▶ **SUPPLIED INFORMATION**
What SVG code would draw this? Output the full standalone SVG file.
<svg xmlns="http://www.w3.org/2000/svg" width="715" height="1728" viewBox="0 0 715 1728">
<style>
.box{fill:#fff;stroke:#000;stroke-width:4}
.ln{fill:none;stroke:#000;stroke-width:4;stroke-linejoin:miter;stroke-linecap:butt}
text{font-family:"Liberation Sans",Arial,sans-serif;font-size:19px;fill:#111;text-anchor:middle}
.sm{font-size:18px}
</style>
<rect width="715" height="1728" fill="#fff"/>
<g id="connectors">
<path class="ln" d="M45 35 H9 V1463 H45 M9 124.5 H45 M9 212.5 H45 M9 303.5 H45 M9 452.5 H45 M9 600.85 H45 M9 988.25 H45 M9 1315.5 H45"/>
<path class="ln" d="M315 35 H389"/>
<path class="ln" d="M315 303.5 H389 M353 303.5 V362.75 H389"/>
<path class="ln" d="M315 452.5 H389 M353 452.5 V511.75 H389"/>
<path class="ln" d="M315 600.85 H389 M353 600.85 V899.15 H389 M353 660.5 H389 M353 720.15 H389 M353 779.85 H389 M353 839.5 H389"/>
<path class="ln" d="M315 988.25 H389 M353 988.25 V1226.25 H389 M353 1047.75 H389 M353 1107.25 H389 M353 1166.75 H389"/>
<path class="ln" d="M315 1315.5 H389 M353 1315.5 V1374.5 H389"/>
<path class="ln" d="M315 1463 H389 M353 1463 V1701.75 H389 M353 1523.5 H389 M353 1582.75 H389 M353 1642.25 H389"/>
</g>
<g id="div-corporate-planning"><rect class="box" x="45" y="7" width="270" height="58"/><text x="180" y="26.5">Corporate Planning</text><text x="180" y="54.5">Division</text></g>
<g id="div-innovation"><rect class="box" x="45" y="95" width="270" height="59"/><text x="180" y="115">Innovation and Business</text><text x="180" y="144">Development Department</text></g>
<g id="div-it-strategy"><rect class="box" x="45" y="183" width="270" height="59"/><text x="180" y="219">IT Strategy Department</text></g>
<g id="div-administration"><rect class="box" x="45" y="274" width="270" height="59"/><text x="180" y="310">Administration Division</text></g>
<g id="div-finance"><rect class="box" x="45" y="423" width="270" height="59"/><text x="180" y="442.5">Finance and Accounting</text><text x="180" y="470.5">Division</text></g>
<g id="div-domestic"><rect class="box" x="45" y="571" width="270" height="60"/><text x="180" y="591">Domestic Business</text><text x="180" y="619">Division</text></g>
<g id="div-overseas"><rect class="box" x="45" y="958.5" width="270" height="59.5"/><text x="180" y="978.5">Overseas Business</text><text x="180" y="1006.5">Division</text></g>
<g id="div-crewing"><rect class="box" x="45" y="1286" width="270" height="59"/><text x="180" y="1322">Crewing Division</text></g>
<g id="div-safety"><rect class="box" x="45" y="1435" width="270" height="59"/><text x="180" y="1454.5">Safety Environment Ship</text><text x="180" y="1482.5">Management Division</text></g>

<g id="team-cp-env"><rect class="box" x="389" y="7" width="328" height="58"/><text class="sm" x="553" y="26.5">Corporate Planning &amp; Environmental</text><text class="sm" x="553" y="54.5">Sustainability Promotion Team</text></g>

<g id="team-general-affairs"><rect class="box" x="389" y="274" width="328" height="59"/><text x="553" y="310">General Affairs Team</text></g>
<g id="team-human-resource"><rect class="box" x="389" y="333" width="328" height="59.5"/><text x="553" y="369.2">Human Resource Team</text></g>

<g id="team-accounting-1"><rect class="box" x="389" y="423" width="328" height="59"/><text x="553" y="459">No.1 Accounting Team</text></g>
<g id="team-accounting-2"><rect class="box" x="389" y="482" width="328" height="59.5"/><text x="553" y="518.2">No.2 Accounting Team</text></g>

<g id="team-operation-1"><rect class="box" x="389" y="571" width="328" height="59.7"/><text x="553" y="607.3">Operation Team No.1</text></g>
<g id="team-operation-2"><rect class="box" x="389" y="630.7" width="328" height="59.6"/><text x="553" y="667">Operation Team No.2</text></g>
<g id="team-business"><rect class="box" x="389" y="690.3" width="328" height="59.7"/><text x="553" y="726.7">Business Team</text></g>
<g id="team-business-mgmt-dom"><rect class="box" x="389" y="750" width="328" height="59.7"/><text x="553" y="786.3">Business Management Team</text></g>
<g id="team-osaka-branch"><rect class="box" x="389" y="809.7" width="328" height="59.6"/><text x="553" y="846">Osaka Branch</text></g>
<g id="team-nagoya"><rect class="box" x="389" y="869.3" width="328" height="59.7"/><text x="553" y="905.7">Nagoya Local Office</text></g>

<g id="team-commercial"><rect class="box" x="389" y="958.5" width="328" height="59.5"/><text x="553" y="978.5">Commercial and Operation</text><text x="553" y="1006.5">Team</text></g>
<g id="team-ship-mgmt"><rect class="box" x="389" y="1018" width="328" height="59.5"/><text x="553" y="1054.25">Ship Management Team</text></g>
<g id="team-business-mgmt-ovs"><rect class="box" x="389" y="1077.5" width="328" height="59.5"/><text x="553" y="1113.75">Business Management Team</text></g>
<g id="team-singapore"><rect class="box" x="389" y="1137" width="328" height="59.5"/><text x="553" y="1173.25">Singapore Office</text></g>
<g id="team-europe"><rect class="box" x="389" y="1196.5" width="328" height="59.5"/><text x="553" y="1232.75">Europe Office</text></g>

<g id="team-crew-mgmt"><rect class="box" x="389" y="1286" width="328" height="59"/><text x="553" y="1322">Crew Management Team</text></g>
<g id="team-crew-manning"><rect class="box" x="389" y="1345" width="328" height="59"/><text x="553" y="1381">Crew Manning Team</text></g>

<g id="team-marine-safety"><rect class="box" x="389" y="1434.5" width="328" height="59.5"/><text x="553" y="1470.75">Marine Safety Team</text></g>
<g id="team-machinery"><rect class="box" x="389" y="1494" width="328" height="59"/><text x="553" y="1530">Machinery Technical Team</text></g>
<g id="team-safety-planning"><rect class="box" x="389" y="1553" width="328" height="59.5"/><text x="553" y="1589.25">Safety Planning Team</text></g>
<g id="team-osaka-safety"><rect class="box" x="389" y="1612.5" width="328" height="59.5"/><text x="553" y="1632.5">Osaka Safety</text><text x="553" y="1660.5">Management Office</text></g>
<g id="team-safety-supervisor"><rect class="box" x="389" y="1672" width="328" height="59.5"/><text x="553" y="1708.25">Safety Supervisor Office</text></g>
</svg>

...

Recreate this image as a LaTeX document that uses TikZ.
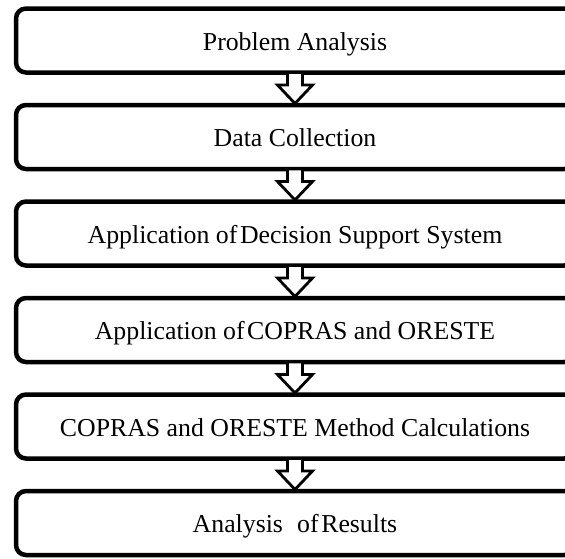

* * *

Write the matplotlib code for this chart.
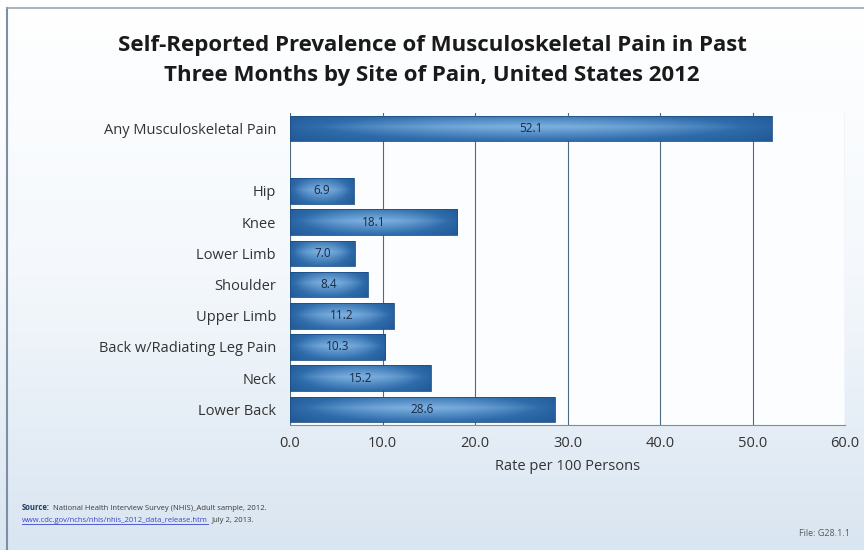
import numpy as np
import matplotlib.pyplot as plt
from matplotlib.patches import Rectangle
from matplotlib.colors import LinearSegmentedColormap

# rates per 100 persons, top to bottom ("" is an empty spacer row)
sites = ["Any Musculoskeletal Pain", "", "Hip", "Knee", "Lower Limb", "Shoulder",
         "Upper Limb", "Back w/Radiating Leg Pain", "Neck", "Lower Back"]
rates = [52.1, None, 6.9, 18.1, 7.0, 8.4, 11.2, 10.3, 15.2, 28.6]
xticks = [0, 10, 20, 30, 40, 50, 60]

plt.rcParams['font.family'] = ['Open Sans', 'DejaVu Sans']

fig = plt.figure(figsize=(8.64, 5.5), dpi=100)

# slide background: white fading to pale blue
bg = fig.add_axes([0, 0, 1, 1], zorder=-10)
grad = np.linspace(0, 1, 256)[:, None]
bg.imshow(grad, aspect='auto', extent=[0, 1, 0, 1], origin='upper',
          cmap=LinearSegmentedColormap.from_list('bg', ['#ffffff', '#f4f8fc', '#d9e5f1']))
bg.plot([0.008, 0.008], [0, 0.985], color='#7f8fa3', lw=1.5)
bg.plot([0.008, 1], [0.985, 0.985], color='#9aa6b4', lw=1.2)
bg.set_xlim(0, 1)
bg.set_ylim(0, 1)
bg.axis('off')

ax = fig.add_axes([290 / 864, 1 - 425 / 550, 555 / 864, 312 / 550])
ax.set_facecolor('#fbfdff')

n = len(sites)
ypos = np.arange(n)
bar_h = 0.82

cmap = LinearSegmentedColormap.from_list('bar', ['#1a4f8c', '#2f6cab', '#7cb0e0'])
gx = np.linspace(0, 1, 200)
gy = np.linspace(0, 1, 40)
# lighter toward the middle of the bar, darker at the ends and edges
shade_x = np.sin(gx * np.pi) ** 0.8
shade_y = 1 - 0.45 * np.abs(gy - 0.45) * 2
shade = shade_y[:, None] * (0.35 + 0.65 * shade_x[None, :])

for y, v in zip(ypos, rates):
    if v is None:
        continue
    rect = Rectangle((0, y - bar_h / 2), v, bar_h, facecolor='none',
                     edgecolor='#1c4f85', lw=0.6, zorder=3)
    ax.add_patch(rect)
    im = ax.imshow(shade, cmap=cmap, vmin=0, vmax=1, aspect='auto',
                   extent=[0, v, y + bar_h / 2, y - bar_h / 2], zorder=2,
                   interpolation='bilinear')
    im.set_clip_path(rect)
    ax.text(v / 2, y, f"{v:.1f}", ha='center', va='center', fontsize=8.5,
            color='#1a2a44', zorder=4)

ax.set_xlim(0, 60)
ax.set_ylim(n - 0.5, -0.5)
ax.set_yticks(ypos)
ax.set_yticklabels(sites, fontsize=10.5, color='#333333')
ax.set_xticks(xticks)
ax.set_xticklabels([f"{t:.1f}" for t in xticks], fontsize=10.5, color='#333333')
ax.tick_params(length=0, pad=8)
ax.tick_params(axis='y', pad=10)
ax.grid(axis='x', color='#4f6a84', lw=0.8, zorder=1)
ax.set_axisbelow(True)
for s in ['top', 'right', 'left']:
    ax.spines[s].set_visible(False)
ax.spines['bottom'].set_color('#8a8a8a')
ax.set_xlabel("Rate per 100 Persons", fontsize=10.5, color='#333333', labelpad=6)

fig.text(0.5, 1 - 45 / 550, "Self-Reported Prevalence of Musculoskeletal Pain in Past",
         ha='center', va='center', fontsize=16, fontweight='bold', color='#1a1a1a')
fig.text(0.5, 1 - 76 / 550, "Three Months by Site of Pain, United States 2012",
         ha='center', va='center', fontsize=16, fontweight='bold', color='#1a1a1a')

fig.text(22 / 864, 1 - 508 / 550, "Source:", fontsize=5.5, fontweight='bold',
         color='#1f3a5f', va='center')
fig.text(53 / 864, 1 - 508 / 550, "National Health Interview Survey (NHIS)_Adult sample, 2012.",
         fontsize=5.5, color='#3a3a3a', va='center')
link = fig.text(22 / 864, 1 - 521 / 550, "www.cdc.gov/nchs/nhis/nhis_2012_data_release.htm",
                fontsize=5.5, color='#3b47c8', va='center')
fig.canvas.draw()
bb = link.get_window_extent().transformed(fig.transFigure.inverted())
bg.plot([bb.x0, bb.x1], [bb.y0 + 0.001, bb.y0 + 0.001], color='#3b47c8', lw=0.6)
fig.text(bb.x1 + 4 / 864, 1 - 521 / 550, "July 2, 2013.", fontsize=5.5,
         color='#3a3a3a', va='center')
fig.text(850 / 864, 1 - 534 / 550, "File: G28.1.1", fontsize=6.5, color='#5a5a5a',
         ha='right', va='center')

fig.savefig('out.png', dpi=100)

▶ **WHAT IS BEING ASKED**
Where a line holds the string "draw", copy that line.

▶ **RESULT**
What SVG code would draw this? Output the full standalone SVG file.
fig.canvas.draw()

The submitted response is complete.